- What you should do:
Retype, word for word, the lines between the ones holding "Clone this chart in Chart.js." and "const TEXT = '#222';", inclusive; pictures stay out of the copy.

((

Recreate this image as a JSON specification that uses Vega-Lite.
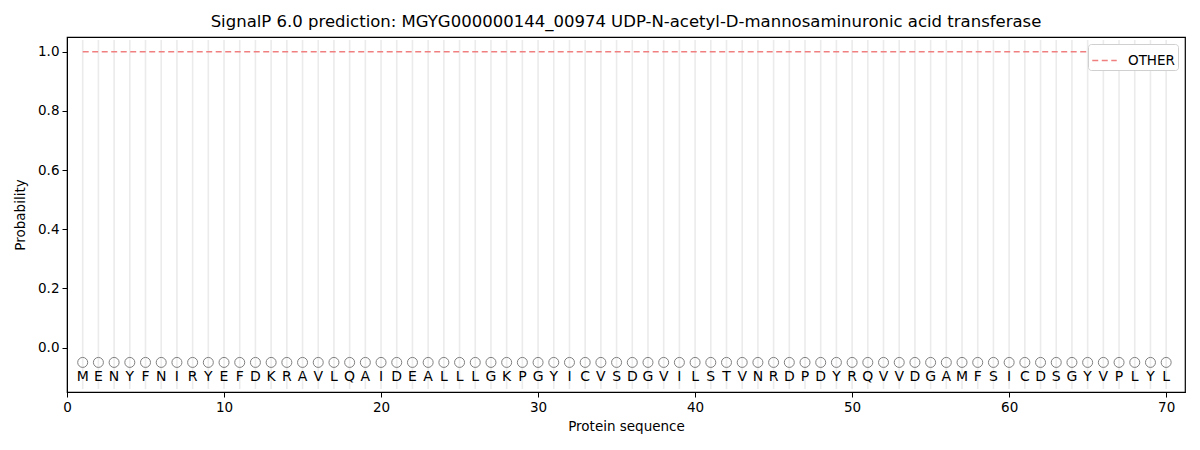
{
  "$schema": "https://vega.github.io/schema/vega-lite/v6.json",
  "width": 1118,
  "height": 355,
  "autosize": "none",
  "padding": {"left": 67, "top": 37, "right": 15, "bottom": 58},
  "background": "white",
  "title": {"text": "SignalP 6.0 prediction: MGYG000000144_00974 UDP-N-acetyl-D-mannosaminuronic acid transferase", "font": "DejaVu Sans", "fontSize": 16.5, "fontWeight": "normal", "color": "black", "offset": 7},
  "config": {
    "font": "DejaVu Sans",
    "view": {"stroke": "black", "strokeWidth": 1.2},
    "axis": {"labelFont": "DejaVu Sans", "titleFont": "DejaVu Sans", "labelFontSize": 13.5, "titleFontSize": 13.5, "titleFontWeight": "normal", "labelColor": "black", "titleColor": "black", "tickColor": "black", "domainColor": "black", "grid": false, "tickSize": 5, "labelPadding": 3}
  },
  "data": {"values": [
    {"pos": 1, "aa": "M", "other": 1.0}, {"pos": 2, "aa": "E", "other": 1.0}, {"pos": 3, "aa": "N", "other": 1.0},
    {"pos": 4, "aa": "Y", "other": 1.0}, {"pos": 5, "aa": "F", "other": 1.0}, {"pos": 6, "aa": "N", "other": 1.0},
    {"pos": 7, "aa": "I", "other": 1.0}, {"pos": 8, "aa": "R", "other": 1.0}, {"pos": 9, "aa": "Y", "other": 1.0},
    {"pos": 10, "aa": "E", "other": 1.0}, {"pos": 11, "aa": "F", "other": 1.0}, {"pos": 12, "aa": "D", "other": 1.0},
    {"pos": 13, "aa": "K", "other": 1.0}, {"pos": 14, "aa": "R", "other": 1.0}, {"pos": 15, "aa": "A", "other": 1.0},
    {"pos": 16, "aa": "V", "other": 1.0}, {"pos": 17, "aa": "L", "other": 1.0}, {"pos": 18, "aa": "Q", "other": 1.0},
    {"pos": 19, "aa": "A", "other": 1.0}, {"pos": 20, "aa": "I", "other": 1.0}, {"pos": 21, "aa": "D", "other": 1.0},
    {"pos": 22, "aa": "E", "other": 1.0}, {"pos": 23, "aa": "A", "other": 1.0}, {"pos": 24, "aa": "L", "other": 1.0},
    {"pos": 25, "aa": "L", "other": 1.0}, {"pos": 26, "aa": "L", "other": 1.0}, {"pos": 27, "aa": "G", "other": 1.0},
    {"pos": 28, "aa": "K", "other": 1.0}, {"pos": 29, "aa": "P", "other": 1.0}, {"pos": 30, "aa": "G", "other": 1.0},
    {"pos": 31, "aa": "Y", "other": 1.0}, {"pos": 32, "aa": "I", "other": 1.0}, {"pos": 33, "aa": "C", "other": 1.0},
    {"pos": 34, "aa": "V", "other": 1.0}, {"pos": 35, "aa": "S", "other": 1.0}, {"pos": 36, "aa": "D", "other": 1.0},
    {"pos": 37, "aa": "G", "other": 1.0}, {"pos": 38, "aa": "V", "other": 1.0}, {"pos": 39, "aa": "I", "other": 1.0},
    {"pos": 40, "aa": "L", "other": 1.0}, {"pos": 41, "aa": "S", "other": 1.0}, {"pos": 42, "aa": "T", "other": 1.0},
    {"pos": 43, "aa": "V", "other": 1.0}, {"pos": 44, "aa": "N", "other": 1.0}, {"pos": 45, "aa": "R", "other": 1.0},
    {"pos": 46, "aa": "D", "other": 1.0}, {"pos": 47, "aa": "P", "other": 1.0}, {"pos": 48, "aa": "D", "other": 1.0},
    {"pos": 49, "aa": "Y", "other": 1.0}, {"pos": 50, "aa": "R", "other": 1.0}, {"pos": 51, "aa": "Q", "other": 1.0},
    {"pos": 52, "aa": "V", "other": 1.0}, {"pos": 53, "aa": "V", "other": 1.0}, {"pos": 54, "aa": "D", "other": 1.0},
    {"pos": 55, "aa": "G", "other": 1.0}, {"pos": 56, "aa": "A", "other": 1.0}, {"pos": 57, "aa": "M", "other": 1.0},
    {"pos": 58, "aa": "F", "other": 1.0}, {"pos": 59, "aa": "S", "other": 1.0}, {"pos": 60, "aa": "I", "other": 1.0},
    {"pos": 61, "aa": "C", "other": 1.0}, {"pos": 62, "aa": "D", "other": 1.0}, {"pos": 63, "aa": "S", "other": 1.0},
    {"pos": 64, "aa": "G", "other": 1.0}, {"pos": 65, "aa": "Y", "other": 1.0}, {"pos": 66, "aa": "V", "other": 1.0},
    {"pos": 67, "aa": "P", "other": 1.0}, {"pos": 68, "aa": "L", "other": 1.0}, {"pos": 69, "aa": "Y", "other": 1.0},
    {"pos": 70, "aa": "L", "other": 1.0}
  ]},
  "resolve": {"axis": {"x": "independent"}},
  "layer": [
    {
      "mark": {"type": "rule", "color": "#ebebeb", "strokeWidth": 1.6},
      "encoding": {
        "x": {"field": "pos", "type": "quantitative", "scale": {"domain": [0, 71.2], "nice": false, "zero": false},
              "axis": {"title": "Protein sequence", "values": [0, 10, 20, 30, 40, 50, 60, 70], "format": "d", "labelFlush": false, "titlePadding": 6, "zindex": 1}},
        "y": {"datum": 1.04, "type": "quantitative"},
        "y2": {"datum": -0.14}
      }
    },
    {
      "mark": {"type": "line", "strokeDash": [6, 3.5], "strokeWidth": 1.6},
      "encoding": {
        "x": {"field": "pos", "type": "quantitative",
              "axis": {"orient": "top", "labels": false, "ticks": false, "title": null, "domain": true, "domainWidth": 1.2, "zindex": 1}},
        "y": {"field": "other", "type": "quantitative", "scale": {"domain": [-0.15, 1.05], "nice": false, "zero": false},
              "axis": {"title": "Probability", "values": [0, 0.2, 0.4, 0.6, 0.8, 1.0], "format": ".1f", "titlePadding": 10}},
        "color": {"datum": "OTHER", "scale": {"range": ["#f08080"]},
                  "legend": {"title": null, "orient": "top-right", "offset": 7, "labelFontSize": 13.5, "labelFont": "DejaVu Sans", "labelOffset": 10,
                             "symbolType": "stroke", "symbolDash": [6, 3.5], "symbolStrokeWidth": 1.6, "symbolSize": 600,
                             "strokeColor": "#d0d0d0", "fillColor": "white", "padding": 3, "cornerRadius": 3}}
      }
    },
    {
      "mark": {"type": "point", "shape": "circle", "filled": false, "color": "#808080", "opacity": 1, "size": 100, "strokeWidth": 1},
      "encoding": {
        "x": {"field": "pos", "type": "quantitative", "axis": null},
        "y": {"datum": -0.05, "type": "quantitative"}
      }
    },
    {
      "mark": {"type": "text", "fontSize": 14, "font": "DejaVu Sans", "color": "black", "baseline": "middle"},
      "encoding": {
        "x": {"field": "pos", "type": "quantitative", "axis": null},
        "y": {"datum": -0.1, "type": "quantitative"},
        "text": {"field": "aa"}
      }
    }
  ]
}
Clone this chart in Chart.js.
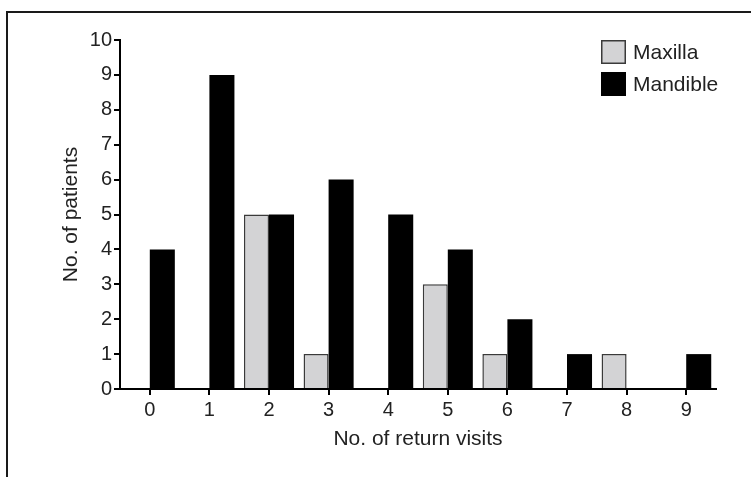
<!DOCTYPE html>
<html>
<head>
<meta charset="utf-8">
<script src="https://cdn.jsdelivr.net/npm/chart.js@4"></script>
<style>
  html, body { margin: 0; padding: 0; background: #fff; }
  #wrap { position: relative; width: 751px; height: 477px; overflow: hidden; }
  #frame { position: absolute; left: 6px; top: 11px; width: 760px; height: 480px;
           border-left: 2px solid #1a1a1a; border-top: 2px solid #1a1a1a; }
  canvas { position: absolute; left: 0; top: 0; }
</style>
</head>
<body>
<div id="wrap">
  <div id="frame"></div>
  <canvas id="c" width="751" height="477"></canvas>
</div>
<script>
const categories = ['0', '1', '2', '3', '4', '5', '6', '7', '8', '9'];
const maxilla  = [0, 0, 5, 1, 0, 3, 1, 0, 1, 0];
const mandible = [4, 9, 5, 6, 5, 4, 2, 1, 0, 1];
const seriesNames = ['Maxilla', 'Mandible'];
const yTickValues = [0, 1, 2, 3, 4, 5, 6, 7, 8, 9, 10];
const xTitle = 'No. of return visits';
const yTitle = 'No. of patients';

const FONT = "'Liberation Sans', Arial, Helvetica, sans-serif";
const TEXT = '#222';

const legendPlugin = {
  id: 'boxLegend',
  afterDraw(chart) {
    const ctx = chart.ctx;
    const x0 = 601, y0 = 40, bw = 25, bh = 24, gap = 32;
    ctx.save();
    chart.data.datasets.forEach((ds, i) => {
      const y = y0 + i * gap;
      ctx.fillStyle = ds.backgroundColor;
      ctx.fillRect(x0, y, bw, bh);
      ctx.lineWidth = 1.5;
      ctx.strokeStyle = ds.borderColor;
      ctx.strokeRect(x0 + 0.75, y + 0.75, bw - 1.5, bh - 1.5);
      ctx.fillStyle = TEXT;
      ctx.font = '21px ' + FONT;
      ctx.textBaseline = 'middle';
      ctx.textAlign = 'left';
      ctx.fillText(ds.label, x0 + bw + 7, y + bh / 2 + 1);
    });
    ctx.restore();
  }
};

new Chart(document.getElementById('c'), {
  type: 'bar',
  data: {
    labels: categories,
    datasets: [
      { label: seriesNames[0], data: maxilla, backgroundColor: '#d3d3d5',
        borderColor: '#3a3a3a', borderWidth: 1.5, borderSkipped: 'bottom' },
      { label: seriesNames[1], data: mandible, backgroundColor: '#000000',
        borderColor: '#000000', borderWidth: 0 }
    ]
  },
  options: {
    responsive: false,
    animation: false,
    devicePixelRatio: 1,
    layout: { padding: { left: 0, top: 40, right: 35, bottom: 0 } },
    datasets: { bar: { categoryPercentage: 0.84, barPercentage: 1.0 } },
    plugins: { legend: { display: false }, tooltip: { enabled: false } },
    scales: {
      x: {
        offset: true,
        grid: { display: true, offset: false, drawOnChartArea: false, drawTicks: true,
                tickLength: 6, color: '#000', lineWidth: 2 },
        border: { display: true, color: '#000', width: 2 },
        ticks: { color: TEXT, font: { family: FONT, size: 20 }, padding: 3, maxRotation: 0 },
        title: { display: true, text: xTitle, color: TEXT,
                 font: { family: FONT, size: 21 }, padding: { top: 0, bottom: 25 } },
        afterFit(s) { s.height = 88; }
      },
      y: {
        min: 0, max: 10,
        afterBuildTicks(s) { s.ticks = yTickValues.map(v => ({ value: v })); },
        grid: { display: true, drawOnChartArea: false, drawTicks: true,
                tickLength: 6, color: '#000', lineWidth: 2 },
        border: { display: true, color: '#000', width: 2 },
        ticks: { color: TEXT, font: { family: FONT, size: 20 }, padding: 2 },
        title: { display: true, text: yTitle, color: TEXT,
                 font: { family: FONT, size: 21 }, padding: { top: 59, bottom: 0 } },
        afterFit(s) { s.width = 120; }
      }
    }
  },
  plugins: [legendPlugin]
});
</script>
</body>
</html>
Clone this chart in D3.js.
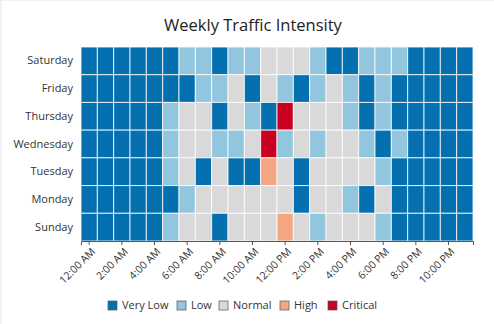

))

- Solution for this problem:
Clone this chart in Chart.js.
<!DOCTYPE html>
<html>
<head>
<meta charset="utf-8">
<script src="https://cdn.jsdelivr.net/npm/chart.js@4"></script>
<style>
  html, body { margin: 0; padding: 0; background: #fff; }
  #wrap { position: relative; width: 751px; height: 477px; overflow: hidden; }
  #frame { position: absolute; left: 6px; top: 11px; width: 760px; height: 480px;
           border-left: 2px solid #1a1a1a; border-top: 2px solid #1a1a1a; }
  canvas { position: absolute; left: 0; top: 0; }
</style>
</head>
<body>
<div id="wrap">
  <div id="frame"></div>
  <canvas id="c" width="751" height="477"></canvas>
</div>
<script>
const categories = ['0', '1', '2', '3', '4', '5', '6', '7', '8', '9'];
const maxilla  = [0, 0, 5, 1, 0, 3, 1, 0, 1, 0];
const mandible = [4, 9, 5, 6, 5, 4, 2, 1, 0, 1];
const seriesNames = ['Maxilla', 'Mandible'];
const yTickValues = [0, 1, 2, 3, 4, 5, 6, 7, 8, 9, 10];
const xTitle = 'No. of return visits';
const yTitle = 'No. of patients';

const FONT = "'Liberation Sans', Arial, Helvetica, sans-serif";
const TEXT = '#222';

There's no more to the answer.